Books on my night stand:
A Mercy - Toni Morrison
Lighthousekeeping - Jeanette Winterson
I Thought My Father Was God: And Other True Tales from NPR's National Story Project - Paul Aster

A Path Between Two Worlds

Where is the dwelling place of light?
And where is the house of darkness?
Go about; walk the limits of the land.
Do you know a path between them?
-Job 38: 19-20

mixed-media collage painting

A few weeks ago I dreamed of a young East Indian man wearing a brightly-patterned kurta, and dark pink paijama trousers, hurrying between his two houses. When I woke up I realized the man in the dream was me, and that like him, I am constantly hurrying and choosing between my artist house and my writer house. So, instead of worrying that I'm giving too much or too little to one or the other, I'm looking to find common ground and a path between both.

Mapping A Direction

I'm starting this blog to map a direction to help me write and complete my novel this year, and also, to create a cohesive body of mixed-media artwork, and most importantly, to have a good time creating. For me, image, myth, and language are inextricably entwined and inform and inspire the other. As I said in my bio, I'd like to think I was a crow in another life. I admire corvids for thier intelligence, humor, and for thier ability to gather and create from disparate bright and shiny objects. I read Robert Kelly's poem "Mapping" tonight in the anthology The Best American Poetry 1993 and think the excerpt provided here an apt guide to begin mapping my writing and art journey.

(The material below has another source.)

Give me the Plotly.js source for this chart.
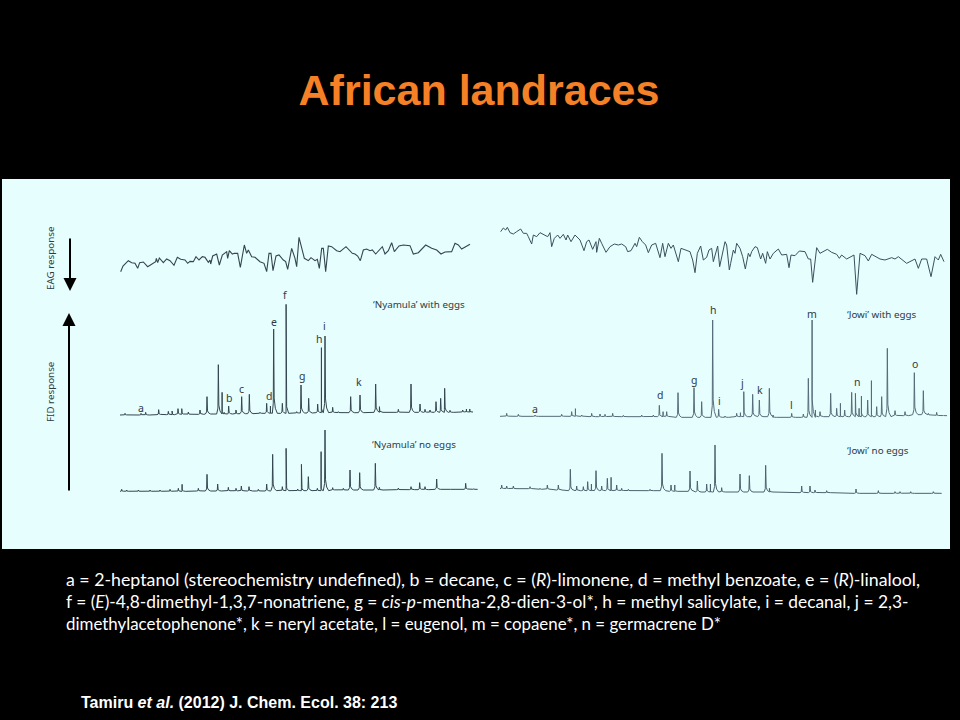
<!DOCTYPE html>
<html><head><meta charset="utf-8">
<script src="https://cdn.plot.ly/plotly-3.0.1.min.js"></script>
<style>html,body{margin:0;padding:0;background:#000}#c{width:960px;height:720px}</style></head>
<body><div id="c"></div>
<script>
// Values. Retention = arbitrary time reading, signal = detector reading (smaller = further up the page)
var eagNyamulaT=[362,369,385,395,405,413,419,430,443,460,467,469,473,478,490,500,510,522,532,542,555,563,570,580,588,597,607,615,625,630,632,638,650,658,667,680,683,688,697,703,713,721,733,740,745,755,765,780,792,800,807,813,819,828,837,850,857,863,875,885,890,897,905,913,925,933,945,952,958,965,970,977,985,995,1010,1020,1038,1050,1057,1065,1073,1081,1090,1100,1110,1117,1127,1147,1155,1165,1175,1183,1197,1210,1230,1240,1255,1277,1295,1310,1323,1335,1355,1365,1375,1385,1400,1410];
var eagNyamulaS=[275,258,242,248,250,265,248,246,260,250,245,235,248,234,248,237,242,256,232,238,240,250,244,245,230,240,230,232,247,240,252,228,222,255,225,215,235,212,222,220,220,262,195,220,210,230,232,245,250,275,220,220,272,228,225,240,245,268,205,235,260,172,200,235,242,233,242,238,265,205,205,275,198,200,212,215,200,212,220,222,228,242,210,207,212,210,222,200,222,212,188,215,198,195,197,222,218,195,205,210,222,216,215,190,195,207,200,193];
var eagJowiT=[32,40,47,52,60,70,80,92,100,110,115,125,130,140,150,165,173,180,185,193,203,210,220,228,233,243,255,270,282,290,297,308,318,320,328,335,348,360,373,385,395,407,413,423,435,440,448,457,467,475,485,497,510,518,525,535,543,550,565,573,590,600,608,615,622,632,640,650,657,665,670,683,689,697,703,705,710,718,722,730,735,740,750,758,766,775,780,785,795,802,812,818,827,832,840,850,865,875,890,897,903,915,928,945,955,962,968,980,990,1000,1012,1025,1040,1048,1055,1070,1092,1100,1110,1125,1135,1145,1160,1170,1185,1205,1215,1225,1250,1275,1285,1295,1310,1323,1335,1345,1352,1362];
var eagJowiS=[155,144,150,142,158,162,155,147,160,160,170,192,165,170,158,165,170,158,200,175,165,175,163,180,165,185,165,180,212,185,180,208,185,217,175,190,217,200,192,195,192,200,215,212,190,200,172,185,195,218,195,190,233,190,230,190,205,195,245,205,210,215,240,278,220,198,240,232,210,205,245,198,260,220,190,185,195,270,250,210,220,190,205,230,267,220,230,215,200,203,237,220,250,215,237,220,207,225,223,263,225,227,213,215,237,237,307,203,220,215,208,217,223,235,225,237,225,343,220,227,243,223,230,237,240,233,237,230,250,237,265,237,237,290,230,240,223,245];

var nyWithT=[375,423,437,476,505,513,534,545,565,600,621,655,661,672,686,708,725,748,780,800,806,821,847,855,890,903,926,953,958,975,998,1015,1052,1080,1127,1138,1195,1233,1260,1275,1290,1308,1322,1334,1350,1388,1398,1408];
var nyWithTop=[160,160,157,149,154,153,146,146,156,150,110,14,97,157,138,150,110,103,157,130,138,-93,130,-167,155,75,115,132,-37,-72,142,155,110,105,72,140,148,72,132,148,150,125,115,85,151,150,147,147];
var nyWithFloor=[165,165,165,164,164,164,163,163,163,163,162,162,162,162,162,162,161,161,160,160,160,160,160,160,159,159,159,158,158,158,158,158,158,158,157,157,157,157,157,157,157,157,157,157,157,156,156,156];

var nyNoneT=[365,380,415,450,480,510,535,545,595,621,653,685,708,724,747,775,800,818,847,855,893,901,925,952,957,975,998,1030,1050,1079,1126,1138,1195,1233,1259,1275,1310,1340,1397,1420];
var nyNoneTop=[388,390,390,390,390,388,385,373,385,343,372,382,385,378,380,388,372,283,380,265,387,313,350,385,275,210,383,385,330,338,310,382,384,380,368,380,357,387,370,387];
var nyNoneFloor=[394,394,394,394,394,394,394,394,393,393,393,393,393,393,393,393,393,392,392,392,392,392,392,392,392,392,390,390,390,390,390,390,389,389,389,389,388,388,388,388];

var jwWithT=[50,85,135,215,245,254,275,305,330,345,368,400,455,490,508,516,530,564,612,635,668,686,705,740,750,761,788,808,838,848,905,940,955,965,975,990,1022,1040,1045,1064,1085,1096,1103,1112,1133,1138,1160,1175,1192,1215,1245,1273,1300,1315,1340,1360];
var jwWithTop=[160,163,165,163,155,146,165,160,162,163,160,166,165,165,136,155,155,98,83,125,-120,148,168,160,158,95,103,120,85,165,160,162,55,-120,150,155,100,145,130,150,97,100,145,108,120,62,140,110,-35,152,155,38,92,160,157,165];
var jwWithFloor=[169,169,169,169,169,169,169,170,170,170,170,170,170,170,170,170,170,172,172,172,172,172,172,170,170,170,170,170,170,172,172,172,172,172,170,170,170,170,170,170,170,170,170,170,170,170,170,170,170,167,167,164,164,165,167,167];

var jwNoneT=[35,50,70,120,150,172,205,241,260,280,293,300,318,335,352,358,380,395,415,480,516,543,552,600,622,650,656,675,695,750,778,827,838,935,960,975,1010,1098,1165,1215,1230,1262,1330];
var jwNoneTop=[375,378,378,380,385,375,375,328,378,380,365,372,332,378,355,352,375,385,388,388,280,375,375,333,363,372,372,255,383,342,347,316,385,378,378,390,392,387,392,395,395,395,395];
var jwNoneFloor=[386,386,386,386,388,388,390,392,392,392,392,392,392,392,392,392,392,392,392,392,392,394,394,394,396,396,396,396,396,396,396,396,396,398,398,398,398,400,400,400,400,400,400];

var nyLetters=['a','b','c','d','e','f','g','h','i','k'];
var jwLetters=['a','d','g','h','i','j','k','l','m','n','o'];
var titleText='African landraces';
var legendLines=[
 'a = 2-heptanol (stereochemistry undefined), b = decane, c = (<i>R</i>)-limonene, d = methyl benzoate, e = (<i>R</i>)-linalool,',
 'f = (<i>E</i>)-4,8-dimethyl-1,3,7-nonatriene, g = <i>cis-p</i>-mentha-2,8-dien-3-ol*, h = methyl salicylate, i = decanal, j = 2,3-',
 'dimethylacetophenone*, k = neryl acetate, l = eugenol, m = copaene*, n = germacrene D*'];
var citation='<b>Tamiru <i>et al.</i> (2012) J. Chem. Ecol. 38: 213</b>';

var ink='#34464f';
function px(x){return x/960;} function py(y){return 1-y/720;}
function peaks(t,top,floor,start,end){
  var xs=[start],ys=[floor[0]],last=start;
  function add(x,y){ if(x<=last) x=last+0.1; xs.push(x);ys.push(y);last=x; }
  for(var i=0;i<t.length;i++){
    var h=floor[i]-top[i];
    add(t[i]-5,floor[i]);
    add(t[i]-1.2,floor[i]-h*0.12);
    add(t[i],top[i]);
    add(t[i]+1.5,floor[i]-h*0.18);
    add(t[i]+5,floor[i]-h*0.06);
    add(t[i]+11,floor[i]);
  }
  add(end,floor[floor.length-1]);
  return {x:xs,y:ys};
}
function line(d,xa,ya,c,w){return {type:'scatter',mode:'lines',x:d.x,y:d.y,xaxis:xa,yaxis:ya,hoverinfo:'skip',showlegend:false,line:{color:c||ink,width:w||1,shape:'linear'}};}
var traces=[
 line({x:eagNyamulaT,y:eagNyamulaS},'x','y',ink,1.1),
 line(peaks(nyWithT,nyWithTop,nyWithFloor,360,1415),'x','y2'),
 line(peaks(nyNoneT,nyNoneTop,nyNoneFloor,360,1433),'x','y2'),
 line({x:eagJowiT,y:eagJowiS},'x2','y','#3c505c',1),
 line(peaks(jwWithT,jwWithTop,jwWithFloor,30,1362),'x2','y2','#566c79'),
 line(peaks(jwNoneT,jwNoneTop,jwNoneFloor,30,1355),'x2','y2','#4d626e')
];
function note(text,x,y,o){
  var a={text:text,xref:'paper',yref:'paper',x:px(x),y:py(y),showarrow:false,xanchor:'center',yanchor:'middle',
    font:{family:'"Noto Sans",sans-serif',size:10.5,color:'#2d3b44'}};
  for(var k in o){a[k]=o[k];}
  return a;
}
var labelFont={family:'"Noto Sans",sans-serif',size:9.8,color:'#2d3b44'};
var nyPos=[[141,408],[229,398],[241,389],[269,396],[274,322],[285,295],[302,376],[319,339],[324,326],[359,382]];
var jwPos=[[535,409],[660,395],[694,380],[713,310],[719,401],[742,383],[760,390],[791,405],[812,314],[857,382],[915,364]];
var ann=[];
nyLetters.forEach(function(l,i){ann.push(note(l,nyPos[i][0],nyPos[i][1]));});
jwLetters.forEach(function(l,i){ann.push(note(l,jwPos[i][0],jwPos[i][1]));});
ann.push(note('‘Nyamula’ with eggs',371,304,{xanchor:'left',font:labelFont}));
ann.push(note('‘Nyamula’ no eggs',370,444,{xanchor:'left',font:labelFont}));
ann.push(note('‘Jowi’ with eggs',845,314,{xanchor:'left',font:labelFont}));
ann.push(note('‘Jowi’ no eggs',845,450,{xanchor:'left',font:labelFont}));
ann.push(note('EAG response',50,258,{textangle:-90,font:labelFont}));
ann.push(note('FID response',51,392,{textangle:-90,font:labelFont}));
ann.push({text:'',xref:'paper',yref:'paper',x:px(70),y:py(291),ax:0,ay:-54,showarrow:true,arrowhead:2,arrowsize:1.3,arrowwidth:2,arrowcolor:'#000'});
ann.push({text:'',xref:'paper',yref:'paper',x:px(69),y:py(313),ax:0,ay:179,showarrow:true,arrowhead:2,arrowsize:1.3,arrowwidth:2,arrowcolor:'#000'});
var lineY=[579,601,623];
var lineSize=[17.75,17.35,16.9];
legendLines.forEach(function(s,i){ann.push(note(s,64,lineY[i],{xanchor:'left',font:{family:'Lato,sans-serif',size:lineSize[i],color:'#fff'}}));});
ann.push(note(citation,79,702,{xanchor:'left',font:{family:'"Liberation Sans",Arial,sans-serif',size:16,color:'#fff'}}));

function ax(o){var a={visible:false,fixedrange:true};for(var k in o){a[k]=o[k];}return a;}
var layout={
  width:960,height:720,margin:{l:0,r:0,t:0,b:0},paper_bgcolor:'#000',plot_bgcolor:'rgba(0,0,0,0)',showlegend:false,
  title:{text:'<b>'+titleText+'</b>',x:479/960,xanchor:'center',y:py(90),yanchor:'middle',font:{family:'"Liberation Sans",Arial,sans-serif',size:43,color:'#F58025'}},
  xaxis:ax({domain:[0,490/960],range:[0,1470],anchor:'y'}),
  xaxis2:ax({domain:[490/960,1],range:[0,1410],anchor:'y'}),
  yaxis:ax({domain:[py(370),py(180)],range:[570,0],anchor:'x'}),
  yaxis2:ax({domain:[py(550),py(280)],range:[570,-240],anchor:'x'}),
  shapes:[{type:'rect',xref:'paper',yref:'paper',x0:px(2),x1:px(950),y0:py(549),y1:py(179),fillcolor:'#E7FEFE',line:{width:0},layer:'below'}],
  annotations:ann
};
Plotly.newPlot('c',traces,layout,{displayModeBar:false,staticPlot:true});
</script></body></html>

A book for us to write, like this:
you'll uncap the pen and hold the barrel
you'll press the iridium nib against soft paper

you'll draw a line--extend
it to a word
it will run from your hip up your heart to your hand
and it will say


...How does the land know
what the map is making it do?
Which way does a word point
when we look through each other
whoever we are?
And it goes there,
nobody's listening, let the word go,
let the map pour out of your hands
hurry,
you know something you almost remember.